Baker didn’t explore the Paul/Ford model because he thought it a surefire path to an R&B #1, since by ’56 that duo’s chart dominance was largely over. No, he chose it because it suited his personality, thinking his own spin on the idea would prove worthwhile. Along the way it would hopefully shift a few units. And it certainly did. But in the process Baker brought some welcome erudition to the early rock landscape, helping to diversify what was already a pretty broad field.
And the flipside, “I’m Going Home” is a very nice hunk of mid-tempo R&B action, featuring strong tandem vocals and a swell if too brief flash of Baker’s grand guitar soloing that’s punctuated with some typically unfussy sax. While Mickey & Sylvia would revisit to the formula of “Love is Strange” with frequency over the next few years, “I’m Going Home” proves they had some range. The early r ‘n’ r listenership was pretty demanding of bold statements though, and the pair’s first hit was their biggest by a wide margin.
But if Baker had rock ‘n’ roll in his bloodstream, it wasn’t the only card up his sleeve. He released a pretty terrific solo LP of highly virtuosic yet scrappy instrumentals titled The Wildest Guitar in ’59 for Atlantic, tackling everything from movie themes to Cole Porter to a handful of his own bluesy originals, and shortly after Mickey & Sylvia called it quits he relocated to France, where he took on occasional session work and returned to playing jazz. He even studied composition and theory with the Greek Modern Classical master Iannis Xenakis.
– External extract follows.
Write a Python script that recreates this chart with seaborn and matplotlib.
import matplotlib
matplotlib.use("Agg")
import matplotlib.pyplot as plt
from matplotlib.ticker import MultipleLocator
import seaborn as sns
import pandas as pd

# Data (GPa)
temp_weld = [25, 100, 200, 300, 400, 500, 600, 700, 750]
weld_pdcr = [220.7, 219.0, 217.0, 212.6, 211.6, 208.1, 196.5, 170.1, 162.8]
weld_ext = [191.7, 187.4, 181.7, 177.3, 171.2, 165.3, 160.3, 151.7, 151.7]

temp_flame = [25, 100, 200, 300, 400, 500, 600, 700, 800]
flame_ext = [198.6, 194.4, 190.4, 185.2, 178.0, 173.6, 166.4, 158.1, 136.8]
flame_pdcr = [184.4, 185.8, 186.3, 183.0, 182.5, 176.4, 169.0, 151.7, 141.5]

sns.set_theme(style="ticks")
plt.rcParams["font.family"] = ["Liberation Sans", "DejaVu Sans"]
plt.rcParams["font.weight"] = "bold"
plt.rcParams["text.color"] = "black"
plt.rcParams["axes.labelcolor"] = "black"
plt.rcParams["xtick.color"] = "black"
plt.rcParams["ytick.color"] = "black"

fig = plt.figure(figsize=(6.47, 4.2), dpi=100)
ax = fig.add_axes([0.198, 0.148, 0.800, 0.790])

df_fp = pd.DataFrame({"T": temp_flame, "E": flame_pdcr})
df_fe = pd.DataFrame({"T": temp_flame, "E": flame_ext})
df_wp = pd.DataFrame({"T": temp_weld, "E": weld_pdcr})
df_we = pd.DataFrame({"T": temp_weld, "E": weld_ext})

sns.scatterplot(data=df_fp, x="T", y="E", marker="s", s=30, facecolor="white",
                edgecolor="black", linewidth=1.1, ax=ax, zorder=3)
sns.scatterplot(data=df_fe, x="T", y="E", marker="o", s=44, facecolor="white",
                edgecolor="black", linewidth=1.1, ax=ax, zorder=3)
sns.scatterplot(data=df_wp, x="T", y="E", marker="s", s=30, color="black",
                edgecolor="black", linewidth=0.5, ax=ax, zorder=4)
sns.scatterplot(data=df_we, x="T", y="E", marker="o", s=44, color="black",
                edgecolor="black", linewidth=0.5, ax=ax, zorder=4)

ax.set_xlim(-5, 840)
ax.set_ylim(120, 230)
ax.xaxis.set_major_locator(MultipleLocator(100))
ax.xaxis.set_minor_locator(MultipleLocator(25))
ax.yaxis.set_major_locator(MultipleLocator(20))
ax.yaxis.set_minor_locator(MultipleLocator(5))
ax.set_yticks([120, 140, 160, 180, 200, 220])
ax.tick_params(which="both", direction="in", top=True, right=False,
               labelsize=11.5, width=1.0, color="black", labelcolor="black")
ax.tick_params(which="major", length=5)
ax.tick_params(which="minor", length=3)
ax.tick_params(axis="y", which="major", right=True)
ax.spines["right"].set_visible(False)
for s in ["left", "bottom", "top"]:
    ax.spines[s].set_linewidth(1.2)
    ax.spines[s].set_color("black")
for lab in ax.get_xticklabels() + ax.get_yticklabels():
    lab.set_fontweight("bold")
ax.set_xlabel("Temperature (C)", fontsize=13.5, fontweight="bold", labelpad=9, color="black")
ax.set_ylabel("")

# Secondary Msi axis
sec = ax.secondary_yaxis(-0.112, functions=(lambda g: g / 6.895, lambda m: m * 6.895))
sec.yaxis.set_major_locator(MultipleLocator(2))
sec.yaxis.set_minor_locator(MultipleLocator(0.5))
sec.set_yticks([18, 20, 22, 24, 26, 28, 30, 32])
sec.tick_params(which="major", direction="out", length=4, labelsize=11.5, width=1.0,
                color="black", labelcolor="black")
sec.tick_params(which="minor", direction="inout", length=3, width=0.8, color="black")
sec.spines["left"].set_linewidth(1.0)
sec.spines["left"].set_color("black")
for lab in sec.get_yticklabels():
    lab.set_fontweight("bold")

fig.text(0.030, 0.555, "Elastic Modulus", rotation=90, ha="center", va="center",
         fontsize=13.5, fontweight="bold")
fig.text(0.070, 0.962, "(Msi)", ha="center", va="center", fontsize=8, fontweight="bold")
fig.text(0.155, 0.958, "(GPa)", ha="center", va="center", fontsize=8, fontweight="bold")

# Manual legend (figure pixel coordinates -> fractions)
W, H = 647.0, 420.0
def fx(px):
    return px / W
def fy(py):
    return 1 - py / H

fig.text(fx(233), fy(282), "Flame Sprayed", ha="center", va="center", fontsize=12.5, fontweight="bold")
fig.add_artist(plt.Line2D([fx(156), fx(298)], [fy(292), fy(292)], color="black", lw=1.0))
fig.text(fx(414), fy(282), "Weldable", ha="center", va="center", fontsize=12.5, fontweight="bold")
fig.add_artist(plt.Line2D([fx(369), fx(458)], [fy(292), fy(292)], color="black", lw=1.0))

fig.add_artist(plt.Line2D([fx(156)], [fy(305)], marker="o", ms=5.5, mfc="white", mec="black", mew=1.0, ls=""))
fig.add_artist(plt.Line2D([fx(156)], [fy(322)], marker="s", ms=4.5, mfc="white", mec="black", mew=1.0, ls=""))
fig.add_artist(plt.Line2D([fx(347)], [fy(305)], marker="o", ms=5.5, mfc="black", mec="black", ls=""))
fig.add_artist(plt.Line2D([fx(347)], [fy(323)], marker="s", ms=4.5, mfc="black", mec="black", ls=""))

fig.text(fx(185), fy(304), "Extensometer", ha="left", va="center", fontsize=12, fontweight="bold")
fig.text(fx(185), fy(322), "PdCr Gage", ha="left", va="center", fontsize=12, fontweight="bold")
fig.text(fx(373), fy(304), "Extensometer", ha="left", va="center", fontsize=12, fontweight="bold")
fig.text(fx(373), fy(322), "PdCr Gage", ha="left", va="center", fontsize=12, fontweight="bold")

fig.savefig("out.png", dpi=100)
While it’s tempting to pay tribute to Baker by detailing the rewards of The Wildest Guitar or by spotlighting one of the lesser known Mickey & Sylvia singles, after some thought neither of those possibilities feel right. Sometimes the best way to celebrate a great artist is by simply giving praise to the work for which they are most well known.
The enduring spirit found in the grooves of “Love is Strange” might seem nearly ubiquitous, but it’s also the reason why so many of us listen to music and collect records in the first place, and to extol its virtues and listen a few more times feels like the finest way to remember the life of Mickey “Guitar” Baker. Try it and see.